CREATE OR REPLACE performs a full table replacement. For incremental updates where you only want to add new records, use COPY INTO instead.

Load files incrementally with COPY INTO

COPY INTO addresses a common ingestion challenge: loading files from cloud storage in a reliable, repeatable manner. Unlike CTAS, which runs once and creates a table, COPY INTO is designed for ongoing ingestion workflows where new files arrive regularly.
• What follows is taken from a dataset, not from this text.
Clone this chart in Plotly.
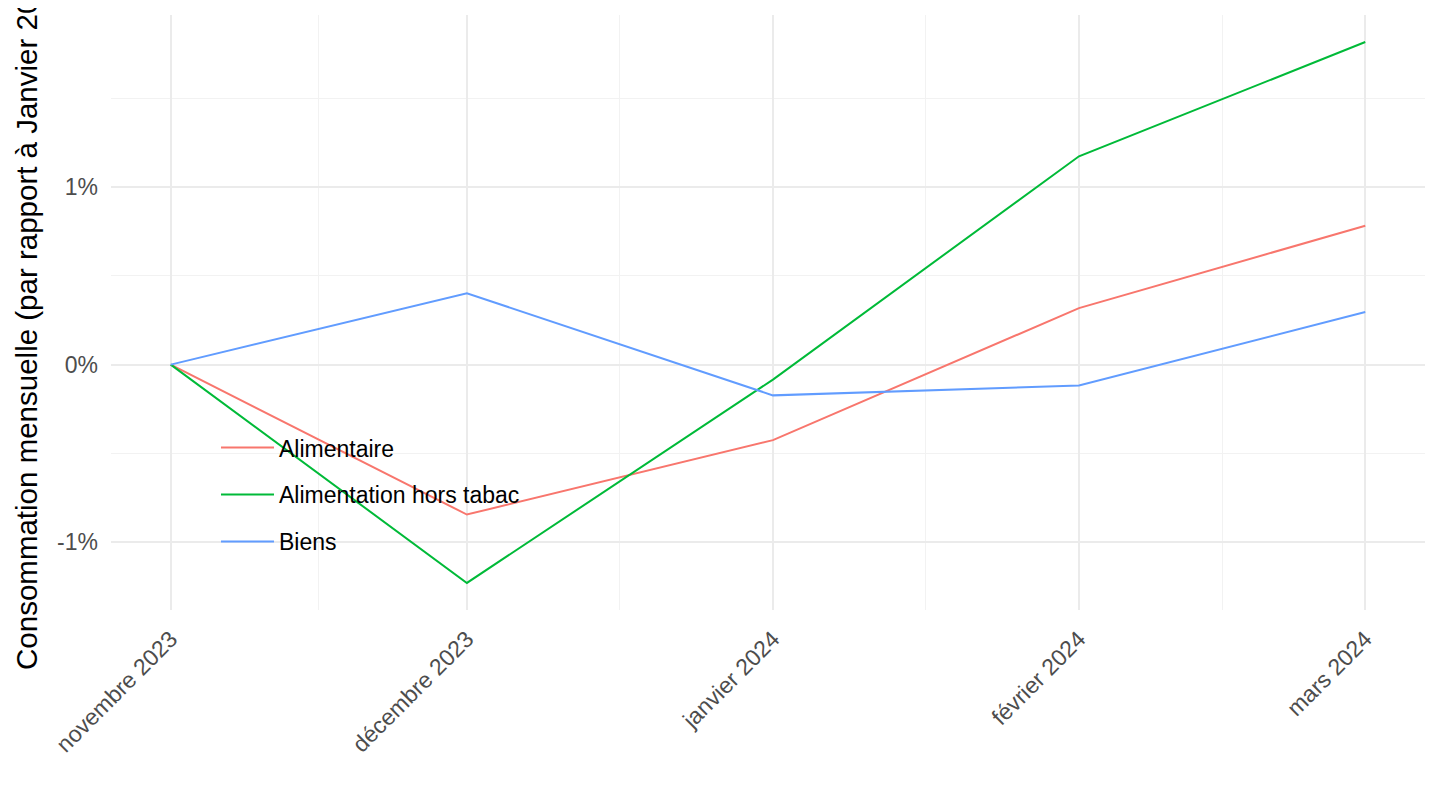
import plotly.graph_objects as go

dates = ["2023-11-01", "2023-12-01", "2024-01-01", "2024-02-01", "2024-03-01"]
tick_labels = ["novembre 2023", "décembre 2023", "janvier 2024", "février 2024", "mars 2024"]
series_names = ["Alimentaire", "Alimentation hors tabac", "Biens"]
alimentaire = [0.0, -0.844, -0.425, 0.318, 0.782]
alim_hors_tabac = [0.0, -1.229, -0.084, 1.173, 1.816]
biens = [0.0, 0.402, -0.173, -0.117, 0.296]
colors = ["#F8766D", "#00BA38", "#619CFF"]
y_ticks = [-1, 0, 1]
y_tick_labels = ["-1%", "0%", "1%"]
x_minor = ["2023-11-16", "2023-12-16 12:00", "2024-01-16 12:00", "2024-02-15 12:00"]

fig = go.Figure()
for name, vals, col in zip(series_names, [alimentaire, alim_hors_tabac, biens], colors):
    fig.add_trace(go.Scatter(x=dates, y=vals, mode="lines", name=name,
                             legendgroup=name,
                             line=dict(color=col, width=2)))

fig.update_layout(
    width=1432, height=802,
    paper_bgcolor="white", plot_bgcolor="white",
    font=dict(family="Liberation Sans, Arial, sans-serif", color="black"),
    margin=dict(l=103, r=15, t=7, b=200, autoexpand=False),
    legend=dict(x=0.0799, y=0.309, xanchor="left", yanchor="top",
                bgcolor="rgba(0,0,0,0)", font=dict(size=23, color="black"),
                tracegroupgap=14, itemwidth=53),
    showlegend=True,
)
fig.update_xaxes(
    type="date", automargin=False,
    range=["2023-10-25 22:48", "2024-03-07 01:12"],
    tickvals=dates, ticktext=tick_labels, tickangle=-45,
    tickfont=dict(size=23, color="#4D4D4D"),
    showgrid=True, gridcolor="#EBEBEB", gridwidth=2,
    minor=dict(tickvals=x_minor, showgrid=True, gridcolor="#F2F2F2", gridwidth=1),
    zeroline=False, showline=False, ticks="",
    ticklabelstandoff=10,
)
fig.update_yaxes(
    automargin=False,
    range=[-1.3813, 1.9683],
    tickvals=y_ticks, ticktext=y_tick_labels,
    tickfont=dict(size=23, color="#4D4D4D"),
    showgrid=True, gridcolor="#EBEBEB", gridwidth=2,
    minor=dict(dtick=0.5, tick0=0, showgrid=True, gridcolor="#F2F2F2", gridwidth=1),
    zeroline=False, showline=False, ticks="",
    ticklabelstandoff=12,
    title=dict(text="Consommation mensuelle (par rapport à Janvier 2024)",
               font=dict(size=29.5, color="black"), standoff=10),
)
fig.write_html("out.html")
The command reads files from a specified location and appends them to an existing Delta table. Its key feature is idempotency—files that have already been loaded are automatically skipped, even across multiple executions:

COPY INTO catalog.schema.events
FROM '/Volumes/catalog/schema/volume/events/'
FILEFORMAT = JSON
FORMAT_OPTIONS ('multiline' = 'true');

Before running COPY INTO, the target table must already exist. Create it with the appropriate schema:

CREATE TABLE IF NOT EXISTS catalog.schema.events (
    event_id STRING,
    event_type STRING,
    event_timestamp TIMESTAMP,
    payload STRING
);

Configure file selection

When your source directory contains files with different naming patterns or you need to load specific files, use the PATTERN or FILES options:

-- Load only files matching a pattern
COPY INTO catalog.schema.orders
FROM '/Volumes/catalog/schema/volume/orders/'
FILEFORMAT = PARQUET
PATTERN = 'orders_2024*.parquet';

-- Load specific files by name
COPY INTO catalog.schema.orders
FROM '/Volumes/catalog/schema/volume/orders/'
FILEFORMAT = PARQUET
FILES = ('orders_001.parquet', 'orders_002.parquet');

Handle schema and data quality

COPY INTO provides options for handling schema changes and validating data before loading:

COPY INTO catalog.schema.sensor_data
FROM '/Volumes/catalog/schema/volume/sensors/'
FILEFORMAT = CSV
FORMAT_OPTIONS (
    'header' = 'true',
    'inferSchema' = 'true'
)
COPY_OPTIONS ('mergeSchema' = 'true');

The mergeSchema option allows the table schema to evolve as new columns appear in source files. For validating data without loading it, add the VALIDATE clause:

COPY INTO catalog.schema.sensor_data
FROM '/Volumes/catalog/schema/volume/sensors/'
FILEFORMAT = CSV
VALIDATE ALL;

This validation checks whether data can be parsed, matches the table schema, and satisfies nullability and check constraints.

Choose the right method

Each SQL ingestion method serves distinct purposes in your data engineering workflows:

Method Best for Behavior
CTAS Initial data loads, one-time migrations, creating tables from queries Creates a new table; fails if table exists
CREATE OR REPLACE Periodic full refreshes, replacing staging tables Replaces entire table; preserves permissions
COPY INTO Ongoing file ingestion, incremental loads Appends to existing table; skips loaded files

For file-based ingestion that requires automatic schema inference, file notifications, or exactly-once guarantees, consider using Auto Loader as a complementary approach. When your ingestion needs are straightforward and you prefer declarative SQL over procedural code, these three methods provide a complete toolkit for managing data flow into Unity Catalog.

Note

COPY INTO works well when ingesting files in the order of thousands over time. For sources that will grow to millions of files or more, Auto Loader (covered in the next unit) is the recommended approach—it discovers files more efficiently, supports richer schema evolution, and scales without the overhead of directory listing. Databricks also recommends streaming tables backed by Auto Loader as a scalable, long-term alternative for SQL-based file ingestion.